Domino made their name with the grungy pop of Arctic Monkeys and the retro stylings of Franz Ferdinand, but over the last decade they have certainly engaged their dancing shoes to good effect.
More often plumping for a well timed remix rather than a fully-fledged disco banger; this compilation highlights the good and bad of these experiments.
The first disc proved to be the stronger of the two.
Still Going’s remix of ‘Beat And The Pulse’ does manage to kick things off in some style, their synth-pop sound dating better than some of the more upfront club styles on display.
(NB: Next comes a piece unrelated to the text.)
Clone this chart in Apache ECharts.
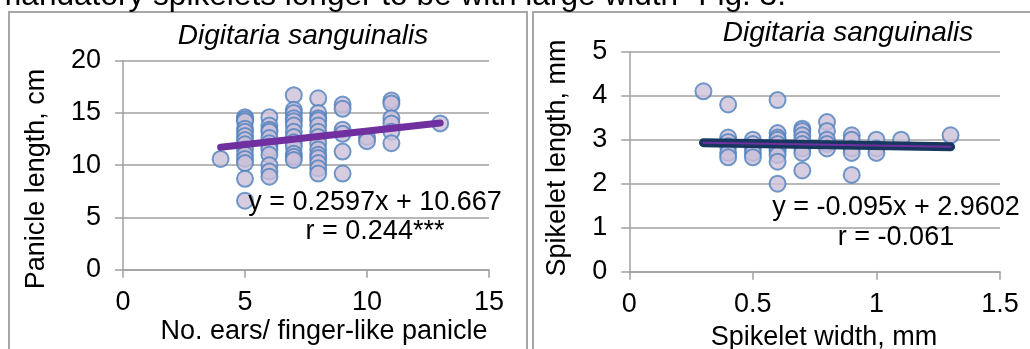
<!DOCTYPE html>
<html>
<head>
<meta charset="utf-8">
<script src="https://cdn.jsdelivr.net/npm/echarts@6/dist/echarts.min.js"></script>
<style>
html,body{margin:0;padding:0;background:#fff;overflow:hidden;}
#c{width:1030px;height:349px;}
</style>
</head>
<body>
<div id="c"></div>
<script>
// ---- Left chart data: No. ears per finger-like panicle vs panicle length (cm)
const earsX = [4,
  5,5,5,5,5,5,5,5,5,5,5,5,5,5,
  6,6,6,6,6,6,6,6,6,6,6,6,
  7,7,7,7,7,7,7,7,7,7,7,7,7,
  8,8,8,8,8,8,8,8,8,8,8,8,8,8,
  9,9,9,9,9,9,
  10,10,
  11,11,11,11,11,11,
  13];
const panicleY = [10.6,
  14.6,14.4,14.2,13.5,13.2,12.8,12.4,12.0,11.5,11.0,10.6,10.2,8.7,6.6,
  14.6,13.8,13.4,13.2,12.6,12.1,11.8,11.5,11.0,10.0,9.4,8.9,
  16.7,15.3,15.0,14.5,14.2,13.8,13.2,12.7,12.2,11.8,11.1,10.8,10.5,
  16.4,15.0,14.5,14.3,13.8,13.2,12.7,12.1,11.5,11.0,10.7,10.2,9.7,9.2,
  15.8,15.4,13.4,13.0,11.3,9.2,
  12.7,12.3,
  16.2,15.9,14.5,14.0,13.2,12.1,
  14.0];
const trendLeftX = [4, 13];
const trendLeftY = [11.71, 14.04];

// ---- Right chart data: spikelet width (mm) vs spikelet length (mm)
const widthX = [0.3,
  0.4,0.4,0.4,0.4,0.4,0.4,
  0.5,0.5,0.5,0.5,0.5,
  0.6,0.6,0.6,0.6,0.6,0.6,0.6,0.6,0.6,0.6,
  0.7,0.7,0.7,0.7,0.7,0.7,0.7,0.7,
  0.8,0.8,0.8,0.8,0.8,
  0.9,0.9,0.9,0.9,0.9,
  1.0,1.0,1.0,
  1.1,
  1.3];
const lengthY = [4.1,
  3.8,3.05,2.95,2.85,2.7,2.6,
  3.0,2.9,2.8,2.7,2.6,
  3.9,3.15,3.05,3.0,2.9,2.8,2.75,2.65,2.5,2.0,
  3.25,3.2,3.1,3.0,2.9,2.8,2.7,2.3,
  3.4,3.2,3.0,2.9,2.8,
  3.1,3.0,2.8,2.7,2.2,
  3.0,2.8,2.7,
  3.0,
  3.1];
const trendRightX = [0.3, 1.3];
const trendRightY = [2.932, 2.837];

// ---- Tick labels / text
const leftXTicks = [0, 5, 10, 15];
const leftYTicks = [0, 5, 10, 15, 20];
const rightXTicks = [0, 0.5, 1, 1.5];
const rightYTicks = [0, 1, 2, 3, 4, 5];
const titleText = 'Digitaria sanguinalis';
const captionText = 'mandatory spikelets longer to be with large width" Fig. 3.';

const zip = (a, b) => a.map((v, i) => [v, b[i]]);
const FONT = '"Liberation Sans", Arial, sans-serif';
const GRID = '#a0a0a0';
const FS = 27;

function xAxisCfg(idx, ticks) {
  return {
    type: 'value', gridIndex: idx,
    min: ticks[0], max: ticks[ticks.length - 1], interval: ticks[1] - ticks[0],
    axisLine: {show: true, lineStyle: {color: GRID, width: 1.5}},
    axisTick: {show: true, length: 8, lineStyle: {color: GRID, width: 1.5}},
    splitLine: {show: false},
    axisLabel: {color: '#000', fontSize: FS, fontFamily: FONT, margin: 19}
  };
}
function yAxisCfg(idx, ticks, margin) {
  return {
    type: 'value', gridIndex: idx,
    min: ticks[0], max: ticks[ticks.length - 1], interval: ticks[1] - ticks[0],
    axisLine: {show: true, lineStyle: {color: GRID, width: 1.5}},
    axisTick: {show: true, length: 8, lineStyle: {color: GRID, width: 1.5}},
    splitLine: {show: true, lineStyle: {color: GRID, width: 1.5}},
    axisLabel: {color: '#000', fontSize: FS, fontFamily: FONT, margin: margin}
  };
}
const markerStyle = {color: '#ccc1da', borderColor: '#4f81bd', borderWidth: 2};

const chart = echarts.init(document.getElementById('c'), null, {renderer: 'canvas'});
const txt = (x, y, text, opts) => Object.assign({type: 'text', x: x, y: y, z: 10,
  style: {text: text, fill: '#000', font: FS + 'px ' + FONT, textAlign: 'center', textVerticalAlign: 'middle'}}, opts || {});
chart.setOption({
  animation: false,
  backgroundColor: '#fff',
  grid: [
    {left: 123, top: 60.7, width: 366, height: 209},
    {left: 629.3, top: 51.7, width: 370.7, height: 220}
  ],
  xAxis: [xAxisCfg(0, leftXTicks), xAxisCfg(1, rightXTicks)],
  yAxis: [yAxisCfg(0, leftYTicks, 22), yAxisCfg(1, rightYTicks, 22)],
  series: [
    {type: 'scatter', xAxisIndex: 0, yAxisIndex: 0, data: zip(earsX, panicleY),
     symbol: 'circle', symbolSize: 16, itemStyle: markerStyle, z: 2},
    {type: 'line', xAxisIndex: 0, yAxisIndex: 0, data: zip(trendLeftX, trendLeftY),
     symbol: 'none', lineStyle: {color: '#7030a0', width: 7, cap: 'round'}, z: 3},
    {type: 'scatter', xAxisIndex: 1, yAxisIndex: 1, data: zip(widthX, lengthY),
     symbol: 'circle', symbolSize: 16, itemStyle: markerStyle, z: 2},
    {type: 'line', xAxisIndex: 1, yAxisIndex: 1, data: zip(trendRightX, trendRightY),
     symbol: 'none', lineStyle: {color: '#17375e', width: 9, cap: 'round'}, z: 3},
    {type: 'line', xAxisIndex: 1, yAxisIndex: 1, data: zip(trendRightX, trendRightY),
     symbol: 'none', lineStyle: {color: '#7030a0', width: 2, cap: 'round'}, z: 4}
  ],
  graphic: [
    {type: 'rect', shape: {x: 9, y: 12, width: 518, height: 350}, z: 0,
     style: {fill: 'none', stroke: '#a6a6a6', lineWidth: 2}},
    {type: 'rect', shape: {x: 533, y: 12, width: 510, height: 350}, z: 0,
     style: {fill: 'none', stroke: '#a6a6a6', lineWidth: 2}},
    {type: 'text', x: -5, y: -4, z: 10,
     style: {text: captionText, fill: '#000', font: '31.6px ' + FONT, textAlign: 'left', textVerticalAlign: 'middle'}},
    txt(303, 36, titleText, {style: {text: titleText, fill: '#000', font: 'italic 28px ' + FONT, textAlign: 'center', textVerticalAlign: 'middle'}}),
    txt(848, 33, titleText, {style: {text: titleText, fill: '#000', font: 'italic 28px ' + FONT, textAlign: 'center', textVerticalAlign: 'middle'}}),
    txt(37, 179, 'Panicle length, cm', {rotation: Math.PI / 2}),
    txt(324, 332, 'No. ears/ finger-like panicle'),
    txt(558, 158, 'Spikelet length, mm', {rotation: Math.PI / 2}),
    txt(824, 338, 'Spikelet width, mm'),
    txt(375, 203, 'y = 0.2597x + 10.667'),
    txt(375, 232, 'r = 0.244***'),
    txt(896, 208, 'y = -0.095x + 2.9602'),
    txt(896, 238, 'r = -0.061')
  ]
});
</script>
</body>
</html>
Joy Orbison remixing of Four Tet’s ‘Love Cry’, would be difficult to get wrong with gorgeous synth lines polishing the broken beats of the original.
Carl Craig then produces the highlight of the album with his re dub of a The Junior Boys track, turning a melancholy pop song into an intergalactic journey into the Afrosphere.
But disc two, which lends itself more to the type of dance/rock hybrid popularly referred to in the last decade as ‘bangers’, suffers the indignity of growing old unfashionably.
A lot of this sub-Chemicals type noise may have lit up festival bills in 2009, but now sound like an embarrassing uncle desperately trying to be hip.
Alan Braxe and Fred Falke’s filter-house remix of ‘Whats Your Damage’ manages to just sound dull, and Fake Blood’s remix of ‘Marina Gasolina’ is possibly the blandest sounding release he’s put his name to.
Things do pick up slightly at the end with Onoeohtrix Point Never’s rework of ‘Wild Beasts’ ditching the synth presence for some experimental genre-flexing funk.
Hats off to Domino for going further than talking the talk, it’s a shame their left-field ethos was not as discriminatory here as on some of their rock releases.